[Begin DATA SEGMENT]
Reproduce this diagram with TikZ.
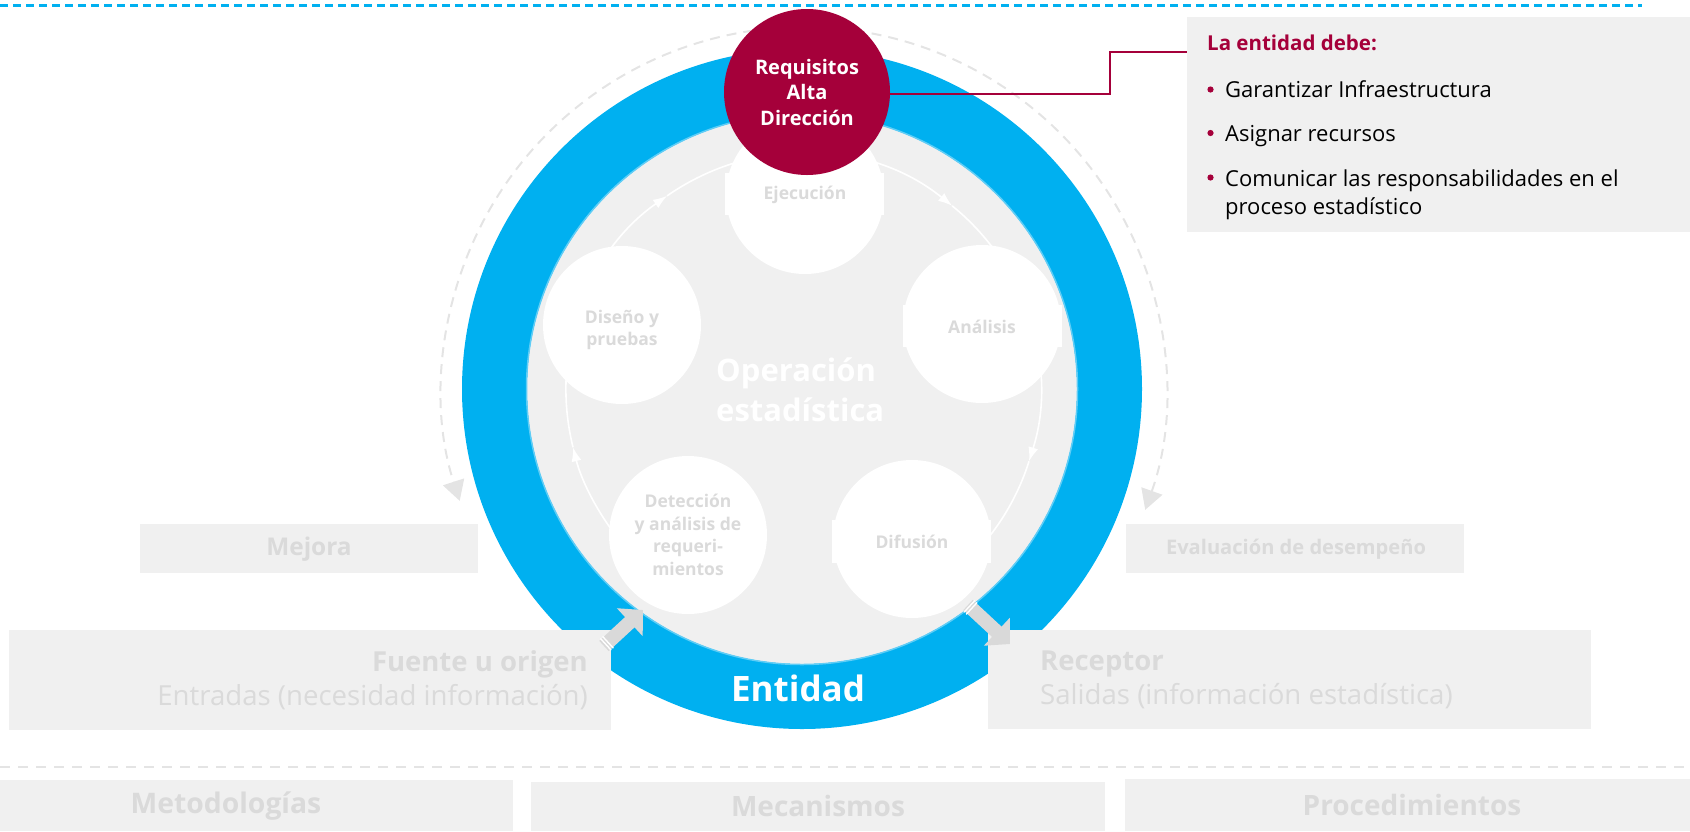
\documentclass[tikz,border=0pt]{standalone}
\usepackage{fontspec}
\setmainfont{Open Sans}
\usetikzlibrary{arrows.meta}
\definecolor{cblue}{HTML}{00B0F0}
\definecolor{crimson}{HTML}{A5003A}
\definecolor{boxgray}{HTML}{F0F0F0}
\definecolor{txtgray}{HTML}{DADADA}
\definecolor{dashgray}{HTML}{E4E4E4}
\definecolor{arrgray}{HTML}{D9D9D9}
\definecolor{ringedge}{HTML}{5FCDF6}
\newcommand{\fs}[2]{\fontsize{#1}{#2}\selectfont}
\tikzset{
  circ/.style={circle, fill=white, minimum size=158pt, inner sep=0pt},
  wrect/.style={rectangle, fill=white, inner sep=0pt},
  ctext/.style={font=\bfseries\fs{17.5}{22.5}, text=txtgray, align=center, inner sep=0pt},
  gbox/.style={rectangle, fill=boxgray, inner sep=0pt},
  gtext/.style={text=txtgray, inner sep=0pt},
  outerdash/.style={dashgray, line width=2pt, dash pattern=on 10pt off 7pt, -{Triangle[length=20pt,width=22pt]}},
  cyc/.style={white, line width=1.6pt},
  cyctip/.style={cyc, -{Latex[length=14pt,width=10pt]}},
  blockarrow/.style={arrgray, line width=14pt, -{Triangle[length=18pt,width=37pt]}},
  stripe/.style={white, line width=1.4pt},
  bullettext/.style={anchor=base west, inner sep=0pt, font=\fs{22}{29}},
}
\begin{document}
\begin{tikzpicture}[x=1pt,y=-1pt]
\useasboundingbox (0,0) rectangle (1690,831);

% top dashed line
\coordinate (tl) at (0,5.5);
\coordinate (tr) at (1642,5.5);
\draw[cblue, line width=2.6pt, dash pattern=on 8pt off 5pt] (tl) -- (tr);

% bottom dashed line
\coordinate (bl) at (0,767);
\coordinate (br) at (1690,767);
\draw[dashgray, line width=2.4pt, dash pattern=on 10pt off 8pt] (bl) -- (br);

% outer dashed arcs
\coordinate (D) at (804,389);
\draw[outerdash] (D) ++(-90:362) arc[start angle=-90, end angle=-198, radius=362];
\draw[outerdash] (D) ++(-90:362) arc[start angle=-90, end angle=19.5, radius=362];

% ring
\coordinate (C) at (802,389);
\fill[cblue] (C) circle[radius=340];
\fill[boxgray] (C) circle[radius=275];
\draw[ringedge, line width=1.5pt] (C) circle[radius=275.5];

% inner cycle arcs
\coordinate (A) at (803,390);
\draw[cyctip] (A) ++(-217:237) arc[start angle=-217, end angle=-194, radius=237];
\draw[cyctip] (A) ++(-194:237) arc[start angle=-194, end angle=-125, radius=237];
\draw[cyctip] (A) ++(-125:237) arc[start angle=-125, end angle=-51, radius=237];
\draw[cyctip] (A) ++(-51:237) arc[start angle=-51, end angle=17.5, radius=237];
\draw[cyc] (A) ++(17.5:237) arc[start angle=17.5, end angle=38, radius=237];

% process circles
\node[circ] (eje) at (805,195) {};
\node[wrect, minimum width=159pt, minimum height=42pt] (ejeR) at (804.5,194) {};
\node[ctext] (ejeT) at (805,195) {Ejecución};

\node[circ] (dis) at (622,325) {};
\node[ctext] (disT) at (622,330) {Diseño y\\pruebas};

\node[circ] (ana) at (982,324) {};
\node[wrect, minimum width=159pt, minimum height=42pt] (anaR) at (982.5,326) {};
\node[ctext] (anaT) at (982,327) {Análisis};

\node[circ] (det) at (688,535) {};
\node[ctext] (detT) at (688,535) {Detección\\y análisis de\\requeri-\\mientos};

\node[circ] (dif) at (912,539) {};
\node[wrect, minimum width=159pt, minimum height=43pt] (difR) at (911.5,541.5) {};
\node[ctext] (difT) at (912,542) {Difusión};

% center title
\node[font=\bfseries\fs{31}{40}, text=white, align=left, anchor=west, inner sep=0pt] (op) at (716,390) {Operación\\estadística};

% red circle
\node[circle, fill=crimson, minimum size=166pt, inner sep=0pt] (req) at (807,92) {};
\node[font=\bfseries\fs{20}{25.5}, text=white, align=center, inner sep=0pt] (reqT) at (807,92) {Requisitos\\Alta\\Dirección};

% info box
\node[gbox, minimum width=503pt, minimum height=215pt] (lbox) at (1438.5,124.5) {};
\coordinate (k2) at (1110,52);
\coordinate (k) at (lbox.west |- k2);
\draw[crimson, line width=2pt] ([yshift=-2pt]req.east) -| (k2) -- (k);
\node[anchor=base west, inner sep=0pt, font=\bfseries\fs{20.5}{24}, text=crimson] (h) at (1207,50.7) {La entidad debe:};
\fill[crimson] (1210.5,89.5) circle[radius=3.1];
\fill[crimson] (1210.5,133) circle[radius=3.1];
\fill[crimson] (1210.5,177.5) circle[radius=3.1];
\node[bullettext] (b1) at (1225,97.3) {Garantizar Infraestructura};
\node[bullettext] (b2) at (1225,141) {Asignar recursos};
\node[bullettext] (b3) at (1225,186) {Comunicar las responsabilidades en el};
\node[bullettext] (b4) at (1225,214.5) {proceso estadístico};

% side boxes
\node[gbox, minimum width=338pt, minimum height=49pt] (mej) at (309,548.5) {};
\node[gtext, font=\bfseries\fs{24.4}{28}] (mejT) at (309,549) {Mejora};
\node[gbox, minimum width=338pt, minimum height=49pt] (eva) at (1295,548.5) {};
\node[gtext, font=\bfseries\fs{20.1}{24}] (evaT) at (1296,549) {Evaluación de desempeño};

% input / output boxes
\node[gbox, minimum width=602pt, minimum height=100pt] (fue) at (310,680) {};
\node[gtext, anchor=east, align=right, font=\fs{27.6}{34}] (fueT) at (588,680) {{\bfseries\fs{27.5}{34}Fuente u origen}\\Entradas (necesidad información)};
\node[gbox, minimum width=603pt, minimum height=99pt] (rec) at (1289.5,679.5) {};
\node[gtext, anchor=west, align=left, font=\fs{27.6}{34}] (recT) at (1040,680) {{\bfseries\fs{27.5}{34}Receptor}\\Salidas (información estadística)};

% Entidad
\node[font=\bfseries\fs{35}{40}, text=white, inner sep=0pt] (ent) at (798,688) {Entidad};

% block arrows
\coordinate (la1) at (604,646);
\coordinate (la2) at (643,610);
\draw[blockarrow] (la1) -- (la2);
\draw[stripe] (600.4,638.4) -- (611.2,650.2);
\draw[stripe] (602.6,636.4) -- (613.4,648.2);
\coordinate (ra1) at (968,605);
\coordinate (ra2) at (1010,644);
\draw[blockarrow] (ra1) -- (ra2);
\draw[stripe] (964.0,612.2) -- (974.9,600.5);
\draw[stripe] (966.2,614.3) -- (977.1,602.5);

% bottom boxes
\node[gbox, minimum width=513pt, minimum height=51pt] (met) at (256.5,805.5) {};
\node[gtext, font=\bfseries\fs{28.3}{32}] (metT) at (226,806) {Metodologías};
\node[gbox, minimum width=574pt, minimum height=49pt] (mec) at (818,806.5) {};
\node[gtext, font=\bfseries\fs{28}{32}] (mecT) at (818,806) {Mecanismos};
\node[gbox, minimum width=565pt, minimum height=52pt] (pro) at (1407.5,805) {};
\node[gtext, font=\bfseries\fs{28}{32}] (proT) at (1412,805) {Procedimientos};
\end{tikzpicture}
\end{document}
[End DATA SEGMENT]
- [WHAT THE TASK REQUIRES]
Go through the listing above and write it out again exactly, dropping the pictures.

- [CORRECT ANSWER]
Reproduce this diagram with TikZ.
\documentclass[tikz,border=0pt]{standalone}
\usepackage{fontspec}
\setmainfont{Open Sans}
\usetikzlibrary{arrows.meta}
\definecolor{cblue}{HTML}{00B0F0}
\definecolor{crimson}{HTML}{A5003A}
\definecolor{boxgray}{HTML}{F0F0F0}
\definecolor{txtgray}{HTML}{DADADA}
\definecolor{dashgray}{HTML}{E4E4E4}
\definecolor{arrgray}{HTML}{D9D9D9}
\definecolor{ringedge}{HTML}{5FCDF6}
\newcommand{\fs}[2]{\fontsize{#1}{#2}\selectfont}
\tikzset{
  circ/.style={circle, fill=white, minimum size=158pt, inner sep=0pt},
  wrect/.style={rectangle, fill=white, inner sep=0pt},
  ctext/.style={font=\bfseries\fs{17.5}{22.5}, text=txtgray, align=center, inner sep=0pt},
  gbox/.style={rectangle, fill=boxgray, inner sep=0pt},
  gtext/.style={text=txtgray, inner sep=0pt},
  outerdash/.style={dashgray, line width=2pt, dash pattern=on 10pt off 7pt, -{Triangle[length=20pt,width=22pt]}},
  cyc/.style={white, line width=1.6pt},
  cyctip/.style={cyc, -{Latex[length=14pt,width=10pt]}},
  blockarrow/.style={arrgray, line width=14pt, -{Triangle[length=18pt,width=37pt]}},
  stripe/.style={white, line width=1.4pt},
  bullettext/.style={anchor=base west, inner sep=0pt, font=\fs{22}{29}},
}
\begin{document}
\begin{tikzpicture}[x=1pt,y=-1pt]
\useasboundingbox (0,0) rectangle (1690,831);

% top dashed line
\coordinate (tl) at (0,5.5);
\coordinate (tr) at (1642,5.5);
\draw[cblue, line width=2.6pt, dash pattern=on 8pt off 5pt] (tl) -- (tr);

% bottom dashed line
\coordinate (bl) at (0,767);
\coordinate (br) at (1690,767);
\draw[dashgray, line width=2.4pt, dash pattern=on 10pt off 8pt] (bl) -- (br);

% outer dashed arcs
\coordinate (D) at (804,389);
\draw[outerdash] (D) ++(-90:362) arc[start angle=-90, end angle=-198, radius=362];
\draw[outerdash] (D) ++(-90:362) arc[start angle=-90, end angle=19.5, radius=362];

% ring
\coordinate (C) at (802,389);
\fill[cblue] (C) circle[radius=340];
\fill[boxgray] (C) circle[radius=275];
\draw[ringedge, line width=1.5pt] (C) circle[radius=275.5];

% inner cycle arcs
\coordinate (A) at (803,390);
\draw[cyctip] (A) ++(-217:237) arc[start angle=-217, end angle=-194, radius=237];
\draw[cyctip] (A) ++(-194:237) arc[start angle=-194, end angle=-125, radius=237];
\draw[cyctip] (A) ++(-125:237) arc[start angle=-125, end angle=-51, radius=237];
\draw[cyctip] (A) ++(-51:237) arc[start angle=-51, end angle=17.5, radius=237];
\draw[cyc] (A) ++(17.5:237) arc[start angle=17.5, end angle=38, radius=237];

% process circles
\node[circ] (eje) at (805,195) {};
\node[wrect, minimum width=159pt, minimum height=42pt] (ejeR) at (804.5,194) {};
\node[ctext] (ejeT) at (805,195) {Ejecución};

\node[circ] (dis) at (622,325) {};
\node[ctext] (disT) at (622,330) {Diseño y\\pruebas};

\node[circ] (ana) at (982,324) {};
\node[wrect, minimum width=159pt, minimum height=42pt] (anaR) at (982.5,326) {};
\node[ctext] (anaT) at (982,327) {Análisis};

\node[circ] (det) at (688,535) {};
\node[ctext] (detT) at (688,535) {Detección\\y análisis de\\requeri-\\mientos};

\node[circ] (dif) at (912,539) {};
\node[wrect, minimum width=159pt, minimum height=43pt] (difR) at (911.5,541.5) {};
\node[ctext] (difT) at (912,542) {Difusión};

% center title
\node[font=\bfseries\fs{31}{40}, text=white, align=left, anchor=west, inner sep=0pt] (op) at (716,390) {Operación\\estadística};

% red circle
\node[circle, fill=crimson, minimum size=166pt, inner sep=0pt] (req) at (807,92) {};
\node[font=\bfseries\fs{20}{25.5}, text=white, align=center, inner sep=0pt] (reqT) at (807,92) {Requisitos\\Alta\\Dirección};

% info box
\node[gbox, minimum width=503pt, minimum height=215pt] (lbox) at (1438.5,124.5) {};
\coordinate (k2) at (1110,52);
\coordinate (k) at (lbox.west |- k2);
\draw[crimson, line width=2pt] ([yshift=-2pt]req.east) -| (k2) -- (k);
\node[anchor=base west, inner sep=0pt, font=\bfseries\fs{20.5}{24}, text=crimson] (h) at (1207,50.7) {La entidad debe:};
\fill[crimson] (1210.5,89.5) circle[radius=3.1];
\fill[crimson] (1210.5,133) circle[radius=3.1];
\fill[crimson] (1210.5,177.5) circle[radius=3.1];
\node[bullettext] (b1) at (1225,97.3) {Garantizar Infraestructura};
\node[bullettext] (b2) at (1225,141) {Asignar recursos};
\node[bullettext] (b3) at (1225,186) {Comunicar las responsabilidades en el};
\node[bullettext] (b4) at (1225,214.5) {proceso estadístico};

% side boxes
\node[gbox, minimum width=338pt, minimum height=49pt] (mej) at (309,548.5) {};
\node[gtext, font=\bfseries\fs{24.4}{28}] (mejT) at (309,549) {Mejora};
\node[gbox, minimum width=338pt, minimum height=49pt] (eva) at (1295,548.5) {};
\node[gtext, font=\bfseries\fs{20.1}{24}] (evaT) at (1296,549) {Evaluación de desempeño};

% input / output boxes
\node[gbox, minimum width=602pt, minimum height=100pt] (fue) at (310,680) {};
\node[gtext, anchor=east, align=right, font=\fs{27.6}{34}] (fueT) at (588,680) {{\bfseries\fs{27.5}{34}Fuente u origen}\\Entradas (necesidad información)};
\node[gbox, minimum width=603pt, minimum height=99pt] (rec) at (1289.5,679.5) {};
\node[gtext, anchor=west, align=left, font=\fs{27.6}{34}] (recT) at (1040,680) {{\bfseries\fs{27.5}{34}Receptor}\\Salidas (información estadística)};

% Entidad
\node[font=\bfseries\fs{35}{40}, text=white, inner sep=0pt] (ent) at (798,688) {Entidad};

% block arrows
\coordinate (la1) at (604,646);
\coordinate (la2) at (643,610);
\draw[blockarrow] (la1) -- (la2);
\draw[stripe] (600.4,638.4) -- (611.2,650.2);
\draw[stripe] (602.6,636.4) -- (613.4,648.2);
\coordinate (ra1) at (968,605);
\coordinate (ra2) at (1010,644);
\draw[blockarrow] (ra1) -- (ra2);
\draw[stripe] (964.0,612.2) -- (974.9,600.5);
\draw[stripe] (966.2,614.3) -- (977.1,602.5);

% bottom boxes
\node[gbox, minimum width=513pt, minimum height=51pt] (met) at (256.5,805.5) {};
\node[gtext, font=\bfseries\fs{28.3}{32}] (metT) at (226,806) {Metodologías};
\node[gbox, minimum width=574pt, minimum height=49pt] (mec) at (818,806.5) {};
\node[gtext, font=\bfseries\fs{28}{32}] (mecT) at (818,806) {Mecanismos};
\node[gbox, minimum width=565pt, minimum height=52pt] (pro) at (1407.5,805) {};
\node[gtext, font=\bfseries\fs{28}{32}] (proT) at (1412,805) {Procedimientos};
\end{tikzpicture}
\end{document}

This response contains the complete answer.